The protagonist is a James Bond of his time, but without the gadgets and no sex; it's all just a matter of brain and some brawn. A "colonial," the protagonist has a fairly low opinion of his home country, and even a lower one of foreigners, except of course the rural Scots. The boo is definitely not pc, and for those not offended by this, this book is a must. It is surprisingly compelling and the price is certainly right.
Tisicai
I was heartbroken when this book ended. Richard Hannay, where are you in our world? These are terrific adventure stories from a lost era. I was particularly grateful that Buchan doesn't bother to spend energy on scene-setting. The Great War... unleashed ancient hatreds... and bands of devilish men... who tried to do evil to our hero. Uh, ok! And we're off to the races.
Cargahibe
Don't buy this version. The last 6 or so pages are out of order and missing content.
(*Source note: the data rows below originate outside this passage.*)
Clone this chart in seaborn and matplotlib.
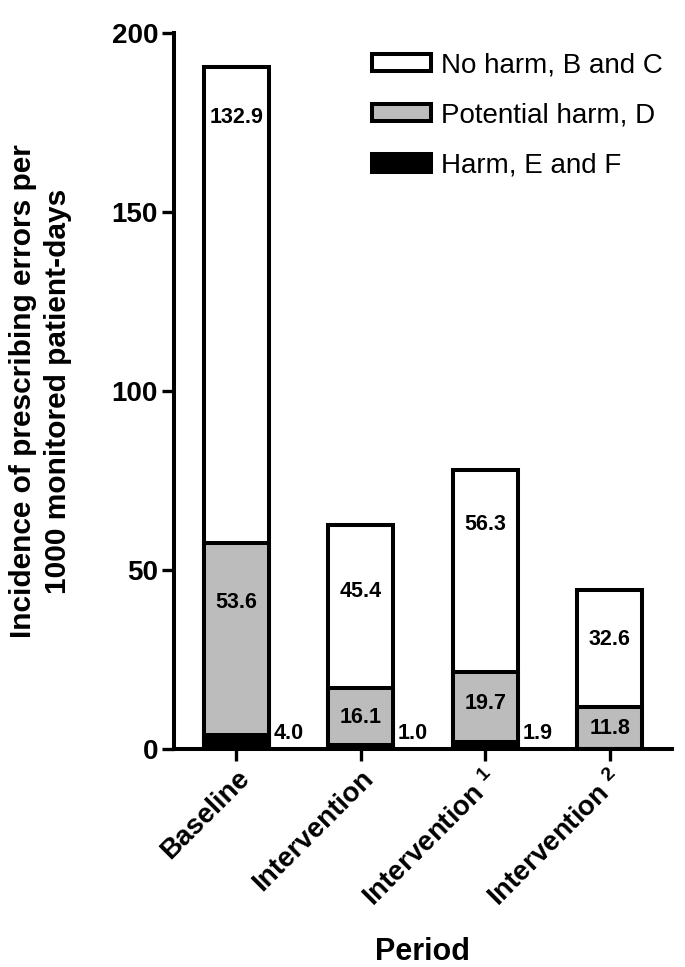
import numpy as np
import pandas as pd
import matplotlib
matplotlib.use("Agg")
import matplotlib.pyplot as plt
from matplotlib.patches import Patch
import seaborn as sns

# data (errors per 1000 monitored patient-days)
periods = ["Baseline", "Intervention", "Intervention $^1$", "Intervention $^2$"]
harm = [4.0, 1.0, 1.9, 0.0]
potential = [53.6, 16.1, 19.7, 11.8]
no_harm = [132.9, 45.4, 56.3, 32.6]

df = pd.DataFrame({"period": periods, "harm": harm,
                   "potential": potential, "no_harm": no_harm})
df["cum_pot"] = df["harm"] + df["potential"]
df["total"] = df["cum_pot"] + df["no_harm"]

sns.set_style("ticks")
plt.rcParams["font.family"] = ["Liberation Sans", "DejaVu Sans"]
plt.rcParams["mathtext.default"] = "regular"
for k in ["text.color", "axes.labelcolor", "xtick.color", "ytick.color", "axes.edgecolor"]:
    plt.rcParams[k] = "black"

fig = plt.figure(figsize=(6.85, 9.67), dpi=100)
ax = fig.add_axes([0.254, 0.2255, 0.727, 0.7405])

lw = 2.9
gray = "#bcbcbc"
bw = 0.52
sns.barplot(data=df, x="period", y="total", color="white", edgecolor="black",
            linewidth=lw, width=bw, saturation=1, ax=ax)
sns.barplot(data=df, x="period", y="cum_pot", color=gray, edgecolor="black",
            linewidth=lw, width=bw, saturation=1, ax=ax)
sns.barplot(data=df, x="period", y="harm", color="black", edgecolor="black",
            linewidth=lw, width=bw, saturation=1, ax=ax)

# value labels (heights picked to sit like the original)
nh_label_y = [176.5, 43.9, 62.8, 30.7]
pot_label_y = [40.8, 8.9, 12.8, 5.6]
for i, row in df.iterrows():
    ax.text(i, nh_label_y[i], f"{row['no_harm']:.1f}", ha="center", va="center",
            fontsize=15.5, fontweight="bold")
    ax.text(i, pot_label_y[i], f"{row['potential']:.1f}", ha="center", va="center",
            fontsize=15.5, fontweight="bold")
    if row["harm"] > 0:
        ax.text(i + 0.42, 4.4, f"{row['harm']:.1f}", ha="center", va="center",
                fontsize=15.5, fontweight="bold")

ax.set_xlim(-0.5, 3.5)
ax.set_ylim(0, 200)
ax.set_yticks([0, 50, 100, 150, 200])
sns.despine(ax=ax)
for s in ["left", "bottom"]:
    ax.spines[s].set_linewidth(2.9)
ax.tick_params(axis="both", width=2.4, length=8.5, labelsize=20)
ax.tick_params(axis="y", pad=3)
for lab in ax.get_yticklabels():
    lab.set_fontweight("bold")
ax.set_xticks(range(len(periods)))
ax.set_xticklabels(periods, rotation=45, ha="right", rotation_mode="anchor",
                   fontsize=20, fontweight="bold")

ax.set_ylabel("Incidence of prescribing errors per\n1000 monitored patient-days",
              fontsize=21.5, fontweight="bold", linespacing=1.3,
              family=["Liberation Sans Narrow", "Liberation Sans"])
ax.yaxis.set_label_coords(-0.205, 0.5)
ax.set_xlabel("Period", fontsize=22, fontweight="bold")
ax.xaxis.set_label_coords(0.5, -0.262)

handles = [Patch(facecolor="white", edgecolor="black", linewidth=lw, label="No harm, B and C"),
           Patch(facecolor=gray, edgecolor="black", linewidth=lw, label="Potential harm, D"),
           Patch(facecolor="black", edgecolor="black", linewidth=lw, label="Harm, E and F")]
ax.legend(handles=handles, loc="upper left", bbox_to_anchor=(0.398, 0.973),
          frameon=False, fontsize=20, handlelength=2.1, handleheight=0.58,
          handletextpad=0.36, labelspacing=0.875, borderaxespad=0, borderpad=0)

fig.savefig("out.png", dpi=100)
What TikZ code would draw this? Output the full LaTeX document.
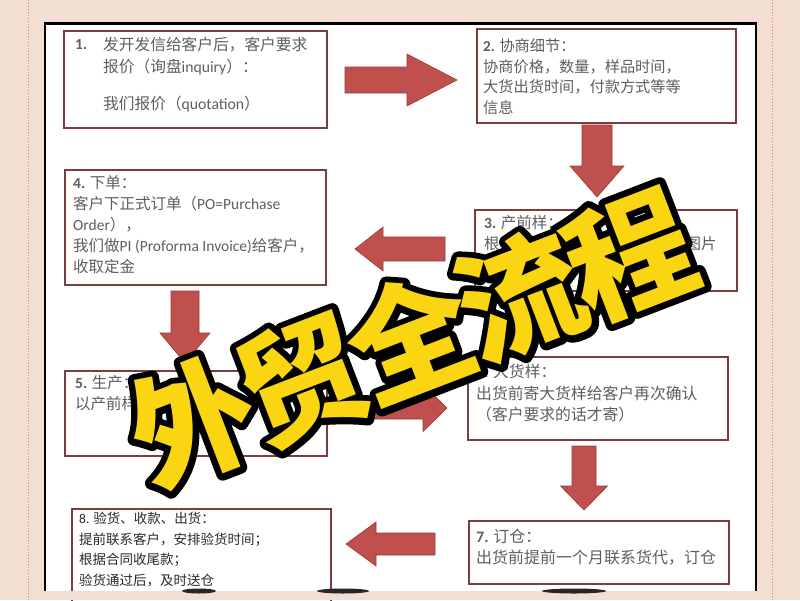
\documentclass[tikz,border=0pt]{standalone}
\usepackage{fontspec}
\usetikzlibrary{calc}
\newfontfamily\cjk{Noto Sans CJK SC}
\newfontfamily\lat{Carlito}
\newfontfamily\ttlfont{Noto Sans CJK SC}
\definecolor{bgc}{HTML}{F2DED3}
\definecolor{dotc}{HTML}{E0876A}
\definecolor{boxc}{HTML}{7A3E3E}
\definecolor{arrc}{HTML}{C0504D}
\definecolor{arrd}{HTML}{9B3A37}
\definecolor{txtc}{HTML}{5E5E5E}
\definecolor{txtd}{HTML}{2A2A2A}
\definecolor{ttly}{HTML}{FAD511}
\newcommand{\blockarrow}[5]{%
  \coordinate (nk) at ($(#2)!#5!(#1)$);
  \draw[arrowshape] ($(#1)!#3!90:(#2)$) -- ($(nk)!#3!90:(#2)$) -- ($(nk)!#4!90:(#2)$) -- (#2)
     -- ($(nk)!#4!-90:(#2)$) -- ($(nk)!#3!-90:(#2)$) -- ($(#1)!#3!-90:(#2)$) -- cycle;
}
\newcommand{\strokedtext}[1]{\special{pdf:literal direct 2 Tr 13 w 1 j}#1\special{pdf:literal direct 0 Tr}}
\newcommand{\ttlword}{外\kern-8pt 贸\kern-8pt 全\kern-8pt 流\kern-8pt 程}
\tikzset{
  stepbox/.style={draw=boxc, line width=1.8pt, fill=white, anchor=north west, inner sep=0pt},
  arrowshape/.style={fill=arrc, draw=arrd, line width=0.6pt, line join=miter},
  btext/.style={anchor=north west, inner sep=0pt, align=left, text=txtc},
  numlab/.style={anchor=west, inner sep=0pt, text=txtc, font=\lat\bfseries\fontsize{15.5}{18}\selectfont},
  ttlstyle/.style={rotate=21, inner sep=0pt, font=\ttlfont\bfseries\fontsize{125}{125}\selectfont},
}
\begin{document}
\begin{tikzpicture}[x=1pt,y=-1pt]
\useasboundingbox (0,0) rectangle (800,600);
% background
\fill[bgc] (0,0) rectangle (800,600);
\draw[dotc, dotted, line width=1pt] (28,0) -- (28,600);
\draw[dotc, dotted, line width=1pt] (772,0) -- (772,600);
% white panel
\fill[white] (45,23) rectangle (756,592);
\draw[black, line width=1.4pt] (45,23) -- (45,592);
\draw[black, line width=2pt] (756,23) -- (756,592);
\draw[black, line width=3pt] (44,23) -- (757,23);

% boxes
\node[stepbox, minimum width=263pt, minimum height=97pt] (b1) at (63,30) {};
\node[stepbox, minimum width=259pt, minimum height=94pt] (b2) at (476,28) {};
\node[stepbox, minimum width=262pt, minimum height=81pt] (b3) at (474,209) {};
\node[stepbox, minimum width=261pt, minimum height=115pt] (b4) at (64,169) {};
\node[stepbox, minimum width=262pt, minimum height=85pt] (b5) at (64,370) {};
\node[stepbox, minimum width=260pt, minimum height=83pt] (b6) at (467,356) {};
\node[stepbox, minimum width=260pt, minimum height=63pt] (b7) at (468,520) {};
\node[stepbox, minimum width=259pt, minimum height=95pt] (b8) at (71,508) {};

% texts
\node[numlab] (n1) at (75,45) {1.};
\node[btext, font=\cjk\fontsize{15.7}{21.5}\selectfont] (t1) at (103,37)
  {发开发信给客户后，客户要求\\报价（询盘{\lat inquiry}）：\\[16pt]我们报价（{\lat quotation}）};
\node[btext, font=\cjk\fontsize{15.2}{20.5}\selectfont] (t2) at (483,38.5)
  {{\lat\bfseries 2.} 协商细节：\\协商价格，数量，样品时间，\\大货出货时间，付款方式等等\\信息};
\node[btext, font=\cjk\fontsize{15.5}{21}\selectfont] (t3) at (484,215)
  {{\lat\bfseries 3.} 产前样：\\根据客户要求打样，寄样或发图片\\给客户确认};
\node[btext, font=\cjk\fontsize{15.5}{21}\selectfont] (t4) at (73,175)
  {{\lat\bfseries 4.} 下单：\\客户下正式订单（{\lat PO=Purchase}\\{\lat Order}），\\我们做{\lat PI (Proforma Invoice)}给客户，\\收取定金};
\node[btext, font=\cjk\fontsize{15.5}{21}\selectfont] (t5) at (75,375.5)
  {{\lat\bfseries 5.} 生产：\\以产前样为准生产（跟单）};
\node[btext, font=\cjk\fontsize{15.8}{21.5}\selectfont] (t6) at (476,364)
  {{\lat\bfseries 6.} 大货样：\\出货前寄大货样给客户再次确认\\（客户要求的话才寄）};
\node[btext, font=\cjk\fontsize{16}{21}\selectfont] (t7) at (476,529)
  {{\lat\bfseries 7.} 订仓：\\出货前提前一个月联系货代，订仓};
\node[btext, text=txtd, font=\cjk\fontsize{13.5}{20.5}\selectfont] (t8) at (79,512)
  {{\lat 8.} 验货、收款、出货：\\提前联系客户，安排验货时间；\\根据合同收尾款；\\验货通过后，及时送仓};

% arrows
\coordinate (a12s) at (345,80);  \coordinate (a12e) at (457,80);
\coordinate (a23s) at (597,125); \coordinate (a23e) at (597,197);
\coordinate (a34s) at (445,249); \coordinate (a34e) at (355,249);
\coordinate (a45s) at (185,291); \coordinate (a45e) at (185,363);
\coordinate (a56s) at (350,408); \coordinate (a56e) at (447,408);
\coordinate (a67s) at (584,446); \coordinate (a67e) at (584,510);
\coordinate (a78s) at (435,544); \coordinate (a78e) at (346,544);
\blockarrow{a12s}{a12e}{13pt}{26pt}{50pt}
\blockarrow{a23s}{a23e}{15pt}{27pt}{31pt}
\blockarrow{a34s}{a34e}{12pt}{22pt}{28pt}
\blockarrow{a45s}{a45e}{14pt}{25pt}{30pt}
\blockarrow{a56s}{a56e}{11pt}{23.5pt}{24pt}
\blockarrow{a67s}{a67e}{12pt}{23.5pt}{24pt}
\blockarrow{a78s}{a78e}{11pt}{22pt}{30pt}

% bottom band
\fill[bgc] (0,591) rectangle (800,600);
\draw[dotc, dotted, line width=1pt] (28,590) -- (28,600);
\draw[dotc, dotted, line width=1pt] (772,590) -- (772,600);
\fill[black!85] (199,591) ellipse [x radius=17pt, y radius=2.5pt];
\fill[black!85] (343,591) ellipse [x radius=26pt, y radius=2.5pt];
\fill[black!85] (574,591) ellipse [x radius=32pt, y radius=2.5pt];

% title overlay
\coordinate (tc) at (411,338);
\node[ttlstyle, text=black] (ttlo) at (tc) {\strokedtext{\ttlword}};
\node[ttlstyle, text=ttly] (ttl) at (tc) {\ttlword};
\end{tikzpicture}
\end{document}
So, after having read the whole book, I have no idea how it ends. And now I am wondering if anything else was missing from the rest of the text? Even though it's a fairly cheap version, don't waste your money, unless you want to puzzle out the ending for yourself. I guess I'll go watch the movie now so I can see the resolution of this tale.
greed style
If you, like many since Downton Abbey and other things came along to feed us anglophiles, enjoy a genuine drama that is also a thriller, this is the book for you. It is not politically correct, it is written of and in a period hat will never exist again and what Americans once considered "Merry olde England."

If you like Sherlock, you will love this. If you love a spy thriller, this is your book. If you'd like to go back several decades before Agatha Christie, come along! This is from the days of "hale fellow, well met," and I look forward to following the other Richard Hannay books that gleam like gems at dusk as I sip on a gin and tonic.